● Information shown:
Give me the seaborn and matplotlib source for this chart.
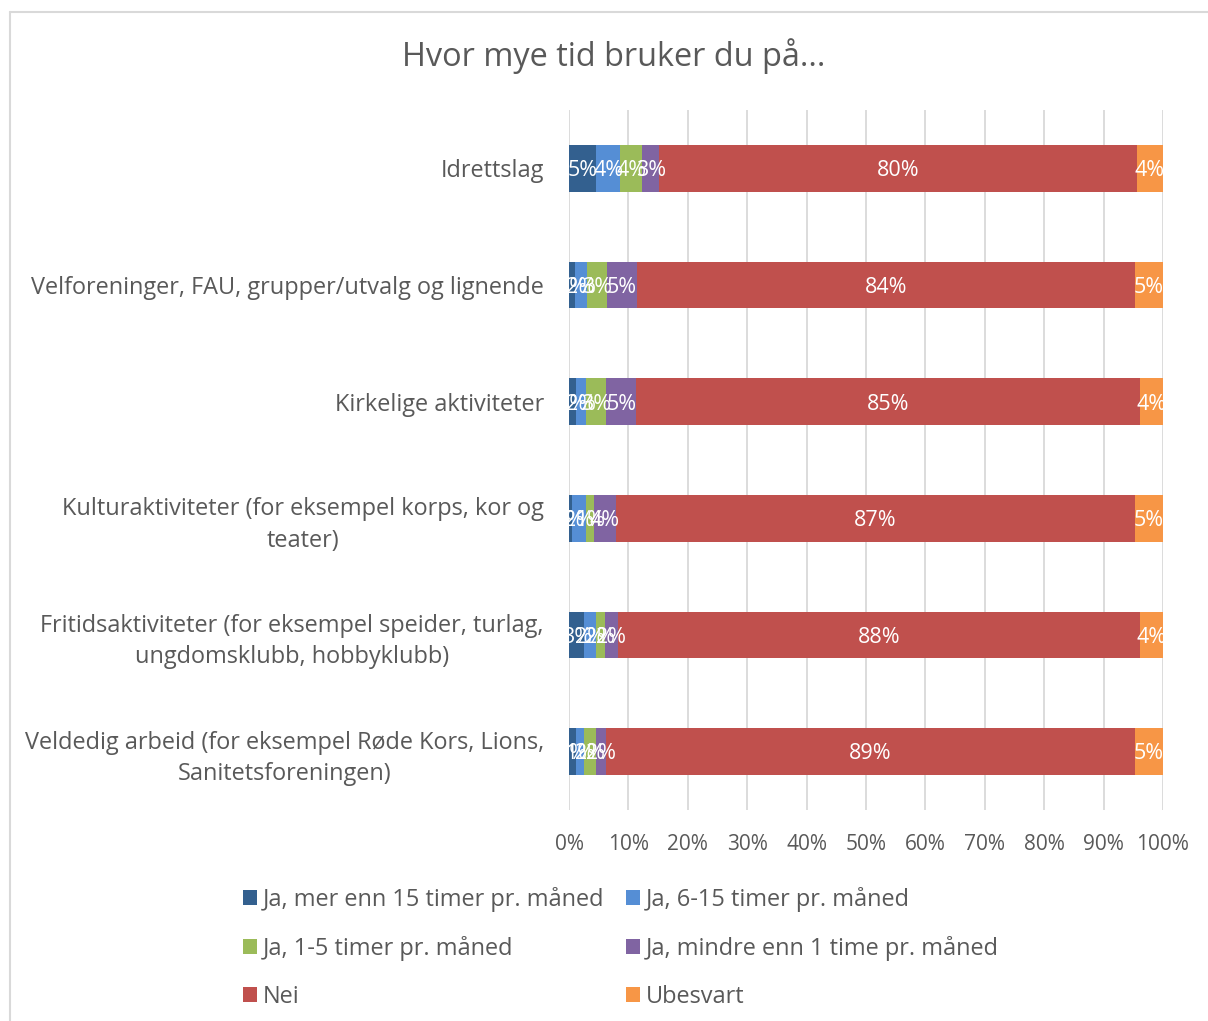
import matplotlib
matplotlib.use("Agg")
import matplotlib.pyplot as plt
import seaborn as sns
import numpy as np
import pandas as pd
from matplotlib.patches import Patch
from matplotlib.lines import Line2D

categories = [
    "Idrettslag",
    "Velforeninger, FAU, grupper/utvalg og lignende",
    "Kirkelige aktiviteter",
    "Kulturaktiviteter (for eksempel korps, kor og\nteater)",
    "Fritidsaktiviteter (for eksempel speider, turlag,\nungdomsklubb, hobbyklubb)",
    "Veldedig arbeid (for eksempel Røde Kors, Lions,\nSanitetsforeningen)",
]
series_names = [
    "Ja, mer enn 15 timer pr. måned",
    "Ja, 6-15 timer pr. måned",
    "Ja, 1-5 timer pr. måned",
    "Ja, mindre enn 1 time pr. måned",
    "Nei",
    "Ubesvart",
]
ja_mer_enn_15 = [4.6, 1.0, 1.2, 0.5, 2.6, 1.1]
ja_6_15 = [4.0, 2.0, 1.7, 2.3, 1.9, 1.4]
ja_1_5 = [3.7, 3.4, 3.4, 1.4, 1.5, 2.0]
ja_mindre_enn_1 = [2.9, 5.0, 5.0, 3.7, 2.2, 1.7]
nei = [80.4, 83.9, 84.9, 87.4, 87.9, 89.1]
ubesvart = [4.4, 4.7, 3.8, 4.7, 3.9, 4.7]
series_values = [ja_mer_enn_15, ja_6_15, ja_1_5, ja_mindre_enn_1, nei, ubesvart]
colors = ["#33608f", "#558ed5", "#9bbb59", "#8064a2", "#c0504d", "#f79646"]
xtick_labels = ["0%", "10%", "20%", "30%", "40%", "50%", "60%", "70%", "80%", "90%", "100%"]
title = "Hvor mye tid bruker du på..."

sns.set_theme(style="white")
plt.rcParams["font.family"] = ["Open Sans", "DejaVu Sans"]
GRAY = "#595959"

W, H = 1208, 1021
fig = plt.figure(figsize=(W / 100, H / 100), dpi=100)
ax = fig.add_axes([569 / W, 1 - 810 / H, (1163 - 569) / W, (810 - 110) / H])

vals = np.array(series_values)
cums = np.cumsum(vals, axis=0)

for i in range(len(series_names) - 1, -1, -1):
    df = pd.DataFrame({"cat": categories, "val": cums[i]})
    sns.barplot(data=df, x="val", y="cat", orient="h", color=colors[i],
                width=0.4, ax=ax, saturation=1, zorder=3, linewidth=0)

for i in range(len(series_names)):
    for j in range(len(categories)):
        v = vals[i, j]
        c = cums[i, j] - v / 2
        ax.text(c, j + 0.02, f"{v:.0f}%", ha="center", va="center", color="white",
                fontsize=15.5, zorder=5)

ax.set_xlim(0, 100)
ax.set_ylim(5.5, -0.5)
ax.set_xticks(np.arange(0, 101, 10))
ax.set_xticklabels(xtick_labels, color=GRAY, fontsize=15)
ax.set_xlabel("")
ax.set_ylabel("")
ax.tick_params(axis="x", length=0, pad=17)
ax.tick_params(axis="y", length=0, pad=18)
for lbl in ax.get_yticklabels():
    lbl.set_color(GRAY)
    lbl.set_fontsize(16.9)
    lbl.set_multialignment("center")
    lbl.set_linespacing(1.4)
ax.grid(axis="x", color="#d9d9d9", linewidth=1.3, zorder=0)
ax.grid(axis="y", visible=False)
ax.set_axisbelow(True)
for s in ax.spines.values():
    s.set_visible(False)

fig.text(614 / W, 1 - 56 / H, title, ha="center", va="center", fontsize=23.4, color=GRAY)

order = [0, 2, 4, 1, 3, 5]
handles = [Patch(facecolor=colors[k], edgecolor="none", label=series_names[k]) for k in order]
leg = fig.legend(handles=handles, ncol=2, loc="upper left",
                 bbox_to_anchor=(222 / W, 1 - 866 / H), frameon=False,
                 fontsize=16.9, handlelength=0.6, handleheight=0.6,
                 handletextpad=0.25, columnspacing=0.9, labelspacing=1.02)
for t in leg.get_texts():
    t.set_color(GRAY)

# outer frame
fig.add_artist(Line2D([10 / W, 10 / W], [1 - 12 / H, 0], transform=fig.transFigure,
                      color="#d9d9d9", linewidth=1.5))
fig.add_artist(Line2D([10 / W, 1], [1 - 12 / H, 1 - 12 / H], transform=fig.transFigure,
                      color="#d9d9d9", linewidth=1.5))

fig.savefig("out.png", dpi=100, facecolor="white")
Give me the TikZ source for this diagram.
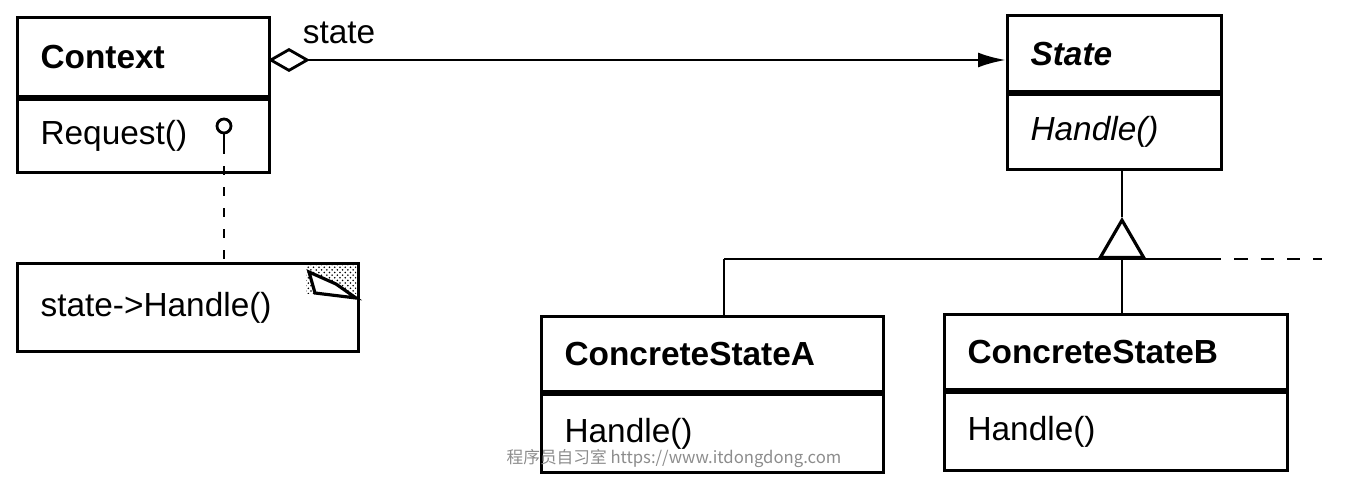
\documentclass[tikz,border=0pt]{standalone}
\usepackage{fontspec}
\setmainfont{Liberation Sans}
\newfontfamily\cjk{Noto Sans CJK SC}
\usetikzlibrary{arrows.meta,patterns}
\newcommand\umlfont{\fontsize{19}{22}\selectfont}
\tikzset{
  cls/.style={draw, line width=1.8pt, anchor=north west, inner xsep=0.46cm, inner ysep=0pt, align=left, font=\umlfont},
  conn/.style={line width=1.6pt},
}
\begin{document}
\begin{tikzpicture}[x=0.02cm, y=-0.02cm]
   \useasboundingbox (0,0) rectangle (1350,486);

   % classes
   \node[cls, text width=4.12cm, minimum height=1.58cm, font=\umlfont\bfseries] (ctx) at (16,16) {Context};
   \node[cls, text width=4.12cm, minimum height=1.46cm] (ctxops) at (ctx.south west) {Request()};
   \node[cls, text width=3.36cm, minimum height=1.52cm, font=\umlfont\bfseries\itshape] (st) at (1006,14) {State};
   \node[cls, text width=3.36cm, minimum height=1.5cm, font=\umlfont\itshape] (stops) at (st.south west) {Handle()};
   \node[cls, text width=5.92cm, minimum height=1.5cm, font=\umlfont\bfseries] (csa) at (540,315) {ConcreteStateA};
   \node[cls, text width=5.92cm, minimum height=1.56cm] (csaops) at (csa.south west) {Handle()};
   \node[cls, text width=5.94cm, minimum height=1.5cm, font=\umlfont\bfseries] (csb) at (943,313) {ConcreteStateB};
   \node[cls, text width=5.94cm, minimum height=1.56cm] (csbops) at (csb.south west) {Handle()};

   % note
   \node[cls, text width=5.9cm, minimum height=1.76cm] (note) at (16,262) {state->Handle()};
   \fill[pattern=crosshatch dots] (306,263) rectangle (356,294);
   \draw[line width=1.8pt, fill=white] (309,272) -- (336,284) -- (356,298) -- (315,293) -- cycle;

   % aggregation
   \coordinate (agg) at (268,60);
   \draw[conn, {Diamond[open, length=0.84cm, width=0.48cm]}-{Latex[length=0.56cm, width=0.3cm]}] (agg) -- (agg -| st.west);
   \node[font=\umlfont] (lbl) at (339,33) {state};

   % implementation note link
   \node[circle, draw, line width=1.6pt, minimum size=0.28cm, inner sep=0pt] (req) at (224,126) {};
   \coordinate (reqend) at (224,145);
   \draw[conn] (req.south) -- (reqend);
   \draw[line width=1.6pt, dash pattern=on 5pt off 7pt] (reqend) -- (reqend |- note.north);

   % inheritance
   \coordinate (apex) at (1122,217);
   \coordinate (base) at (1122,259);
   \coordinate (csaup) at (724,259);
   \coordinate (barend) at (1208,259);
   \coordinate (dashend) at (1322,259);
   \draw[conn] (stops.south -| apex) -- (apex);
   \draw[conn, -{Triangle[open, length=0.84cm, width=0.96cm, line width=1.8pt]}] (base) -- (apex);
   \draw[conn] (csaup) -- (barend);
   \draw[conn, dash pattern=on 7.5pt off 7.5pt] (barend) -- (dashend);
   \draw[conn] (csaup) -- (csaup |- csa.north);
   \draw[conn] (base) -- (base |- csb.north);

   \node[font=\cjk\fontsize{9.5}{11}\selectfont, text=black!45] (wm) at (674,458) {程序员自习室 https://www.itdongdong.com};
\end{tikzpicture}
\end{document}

● Exercise prompt: Transcribe exactly, with no pictures, the lines running from the first line of the material through the line holding "from matplotlib.lines import Line2D".

● Correct answer:
Give me the seaborn and matplotlib source for this chart.
import matplotlib
matplotlib.use("Agg")
import matplotlib.pyplot as plt
import seaborn as sns
import numpy as np
import pandas as pd
from matplotlib.patches import Patch
from matplotlib.lines import Line2D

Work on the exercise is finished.